> _Request_: Find the word "this" in the material below and gather every line that contains it.

> _Exercise inputs_:
★ ★ ★ ★ ★ ★ ★

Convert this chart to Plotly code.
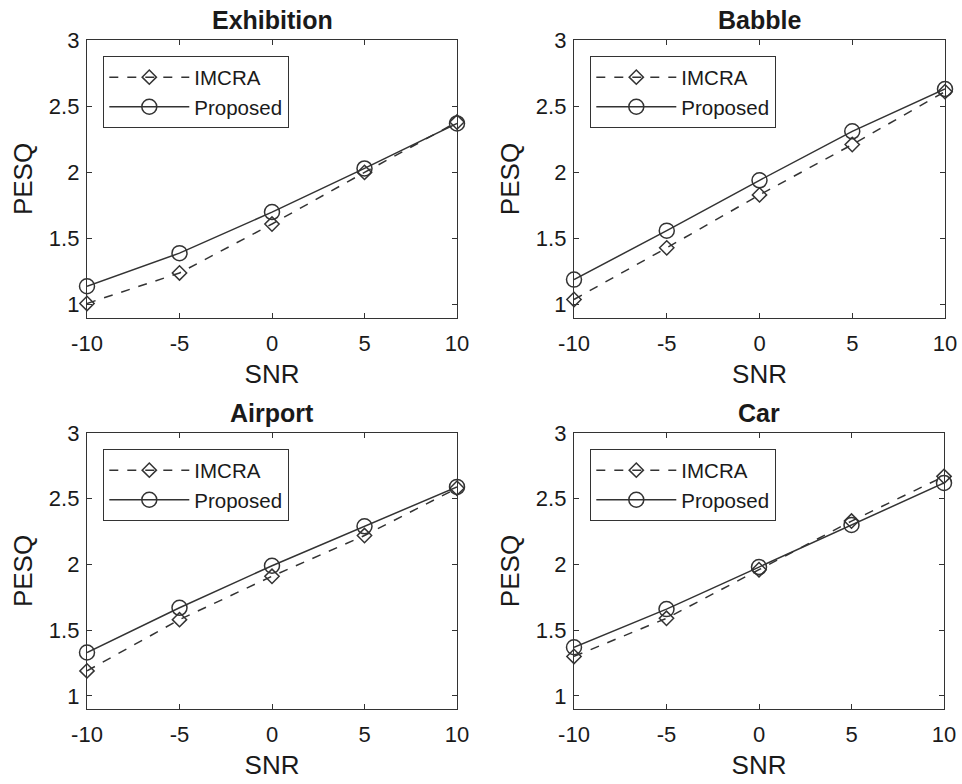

★ ★ ★ ★ ★ ★ ★

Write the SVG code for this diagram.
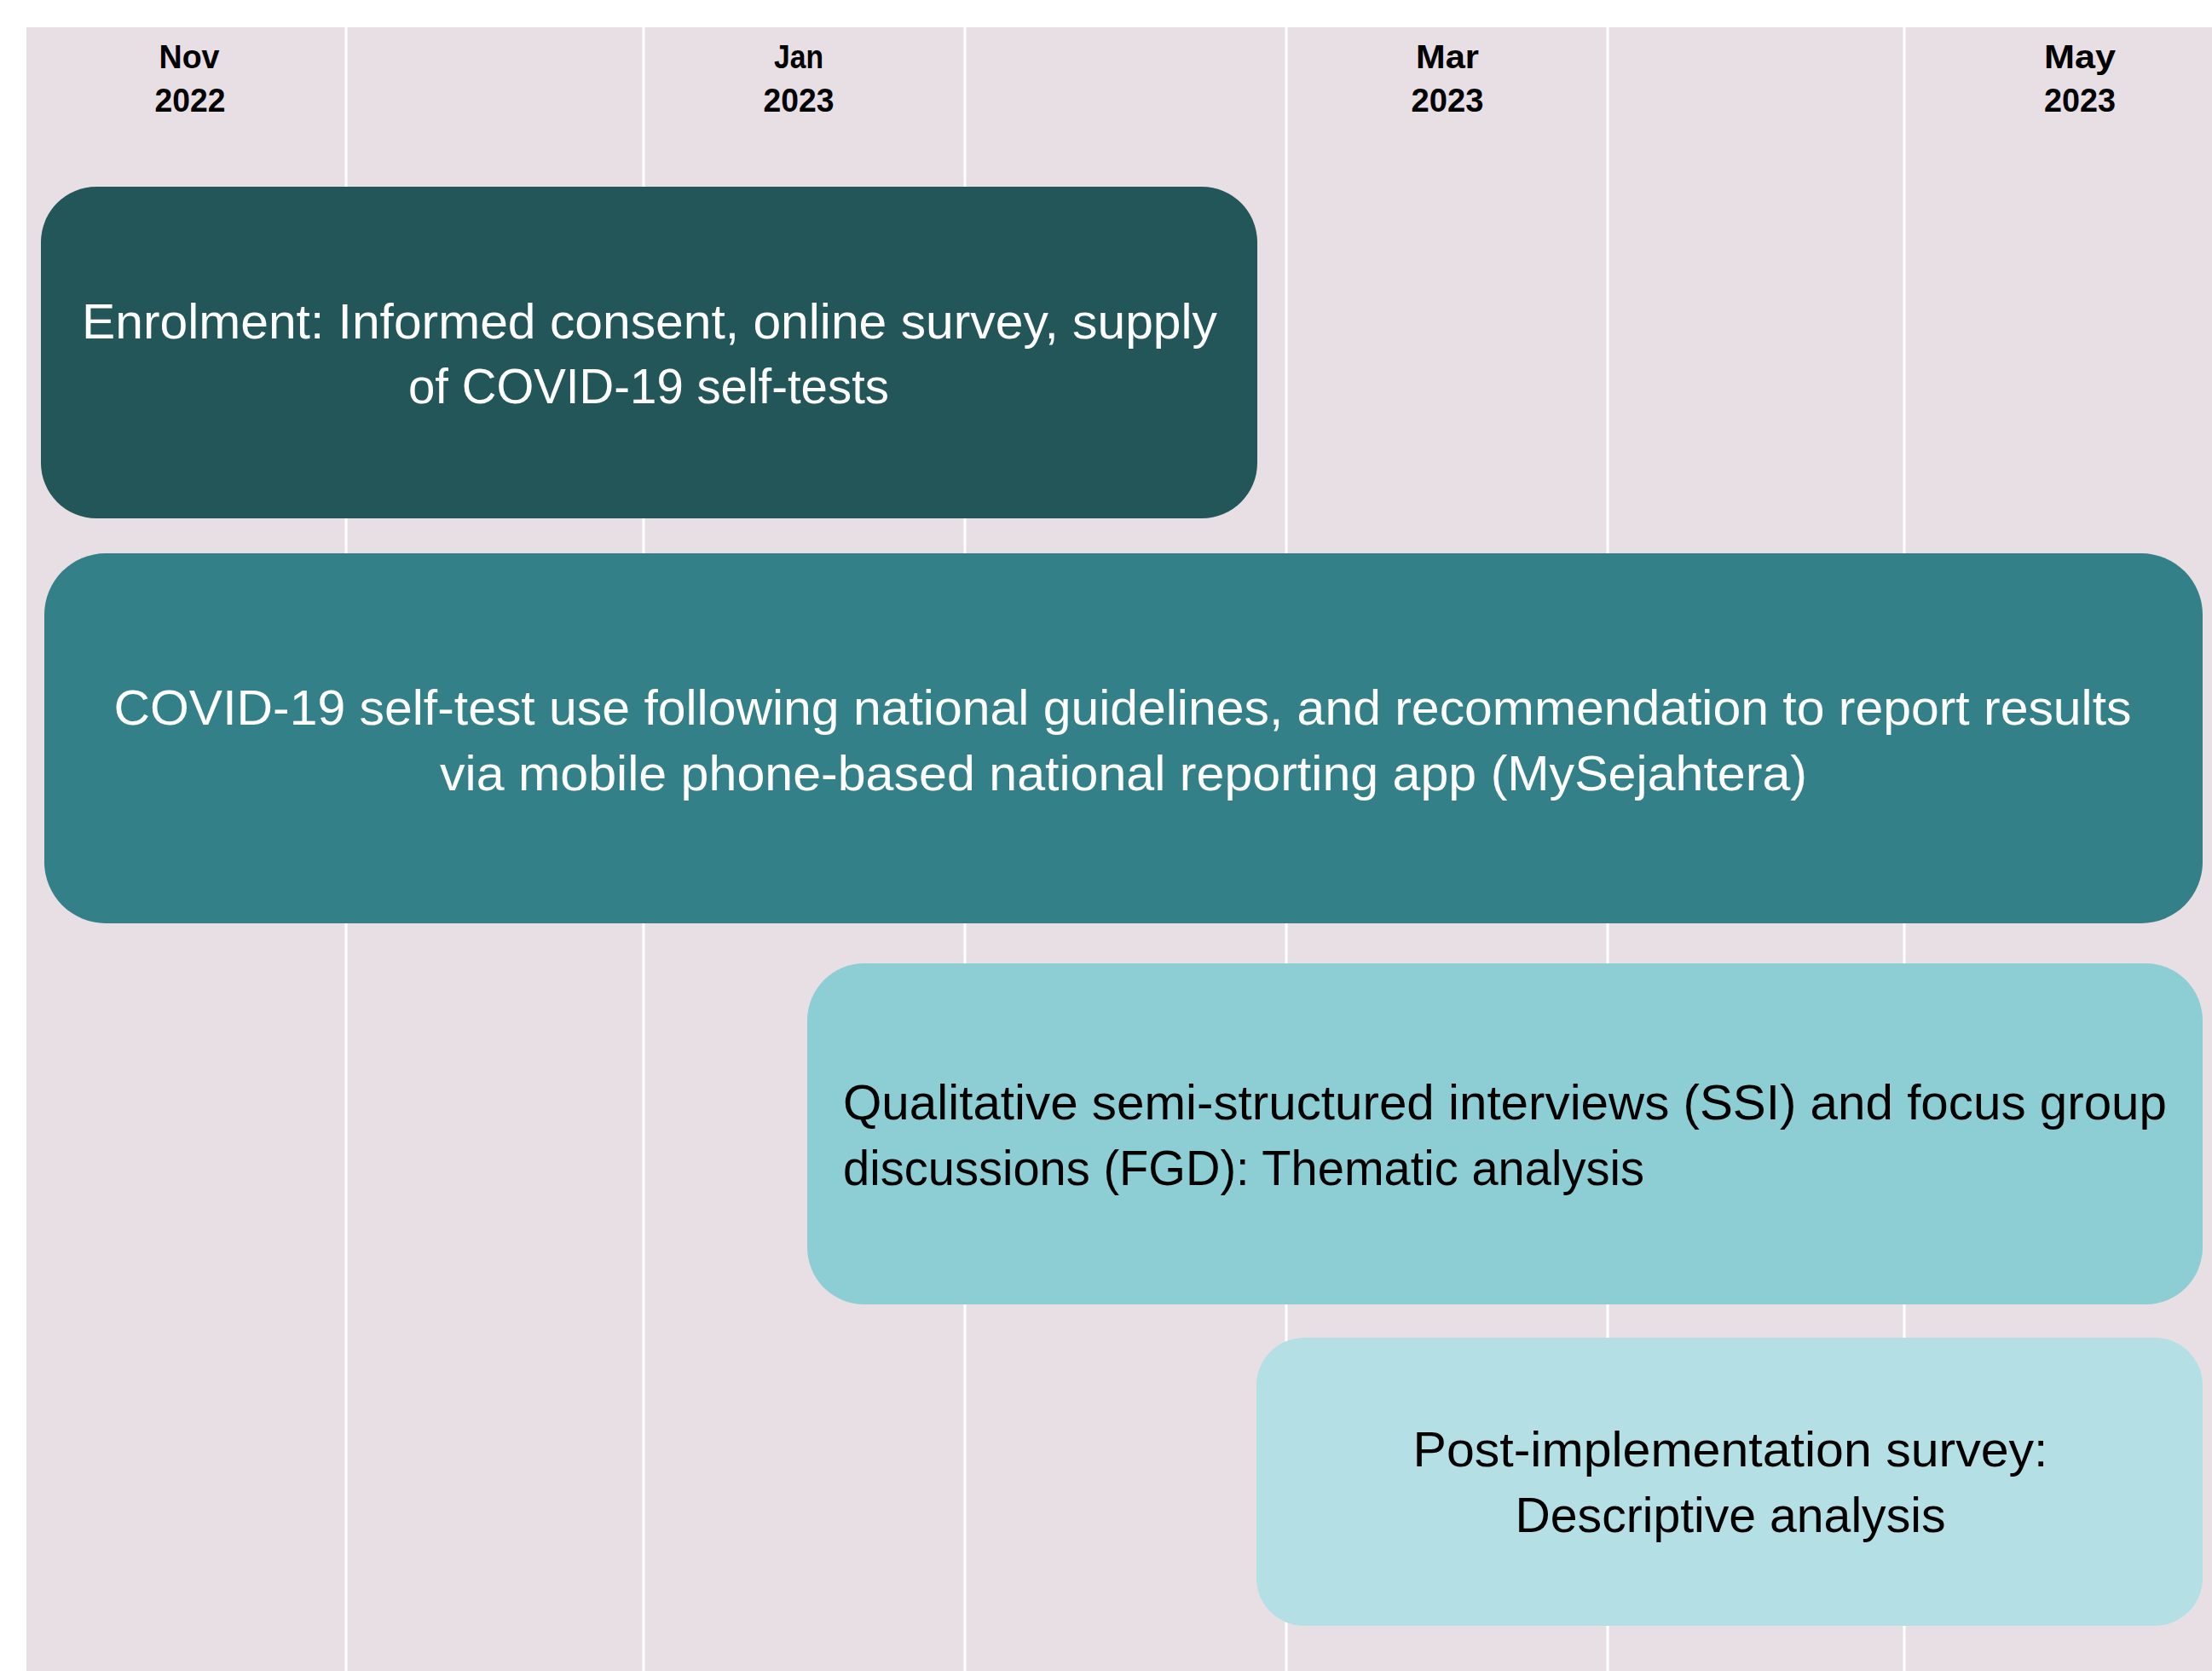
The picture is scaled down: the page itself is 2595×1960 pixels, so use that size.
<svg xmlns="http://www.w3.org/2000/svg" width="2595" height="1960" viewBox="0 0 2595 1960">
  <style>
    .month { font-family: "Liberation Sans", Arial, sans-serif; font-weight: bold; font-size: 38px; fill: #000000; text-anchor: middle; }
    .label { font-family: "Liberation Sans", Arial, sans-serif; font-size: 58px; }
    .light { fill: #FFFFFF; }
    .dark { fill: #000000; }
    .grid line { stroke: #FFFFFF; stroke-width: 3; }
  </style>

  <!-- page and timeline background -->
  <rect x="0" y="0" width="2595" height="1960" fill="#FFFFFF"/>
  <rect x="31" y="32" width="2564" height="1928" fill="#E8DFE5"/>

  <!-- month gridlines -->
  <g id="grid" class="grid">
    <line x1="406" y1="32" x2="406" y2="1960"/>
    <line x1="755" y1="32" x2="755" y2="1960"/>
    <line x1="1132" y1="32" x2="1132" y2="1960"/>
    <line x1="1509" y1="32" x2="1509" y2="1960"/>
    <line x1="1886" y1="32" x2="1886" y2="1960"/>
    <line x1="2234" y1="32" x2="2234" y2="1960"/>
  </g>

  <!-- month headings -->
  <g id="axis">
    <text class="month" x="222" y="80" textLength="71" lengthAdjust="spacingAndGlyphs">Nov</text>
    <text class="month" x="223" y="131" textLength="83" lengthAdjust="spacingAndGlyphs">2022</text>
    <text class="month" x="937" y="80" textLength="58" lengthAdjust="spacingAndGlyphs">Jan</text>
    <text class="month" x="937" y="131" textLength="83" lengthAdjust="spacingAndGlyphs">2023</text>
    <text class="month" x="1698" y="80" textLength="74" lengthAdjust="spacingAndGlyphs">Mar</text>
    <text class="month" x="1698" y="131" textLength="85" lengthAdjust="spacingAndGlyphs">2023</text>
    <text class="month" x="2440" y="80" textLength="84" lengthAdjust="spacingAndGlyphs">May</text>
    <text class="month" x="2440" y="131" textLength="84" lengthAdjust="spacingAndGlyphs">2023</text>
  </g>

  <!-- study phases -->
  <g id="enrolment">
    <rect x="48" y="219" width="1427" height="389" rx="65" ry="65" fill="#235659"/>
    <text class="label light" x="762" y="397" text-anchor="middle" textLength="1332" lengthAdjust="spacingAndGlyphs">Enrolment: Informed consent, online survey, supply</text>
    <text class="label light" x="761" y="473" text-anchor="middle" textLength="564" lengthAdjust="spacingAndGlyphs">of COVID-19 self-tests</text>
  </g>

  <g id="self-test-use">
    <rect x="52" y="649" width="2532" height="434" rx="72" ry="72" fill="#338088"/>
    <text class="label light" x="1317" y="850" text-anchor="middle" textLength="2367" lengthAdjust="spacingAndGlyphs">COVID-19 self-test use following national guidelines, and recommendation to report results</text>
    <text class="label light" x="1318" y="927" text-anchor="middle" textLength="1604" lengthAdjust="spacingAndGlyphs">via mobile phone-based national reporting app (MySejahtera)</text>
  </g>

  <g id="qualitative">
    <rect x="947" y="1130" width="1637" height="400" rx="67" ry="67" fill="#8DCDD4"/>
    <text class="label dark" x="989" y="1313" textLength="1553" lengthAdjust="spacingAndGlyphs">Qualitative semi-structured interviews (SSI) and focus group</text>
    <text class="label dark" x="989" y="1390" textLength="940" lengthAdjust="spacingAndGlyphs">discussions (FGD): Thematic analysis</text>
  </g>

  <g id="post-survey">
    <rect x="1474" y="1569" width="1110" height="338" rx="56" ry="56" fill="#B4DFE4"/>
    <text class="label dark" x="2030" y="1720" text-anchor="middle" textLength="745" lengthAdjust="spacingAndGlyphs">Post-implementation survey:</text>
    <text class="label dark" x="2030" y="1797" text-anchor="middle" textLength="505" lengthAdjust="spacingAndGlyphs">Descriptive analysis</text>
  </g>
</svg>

★ ★ ★ ★ ★ ★ ★

> _Problem solution_:
Convert this chart to Plotly code.
Write the SVG code for this diagram.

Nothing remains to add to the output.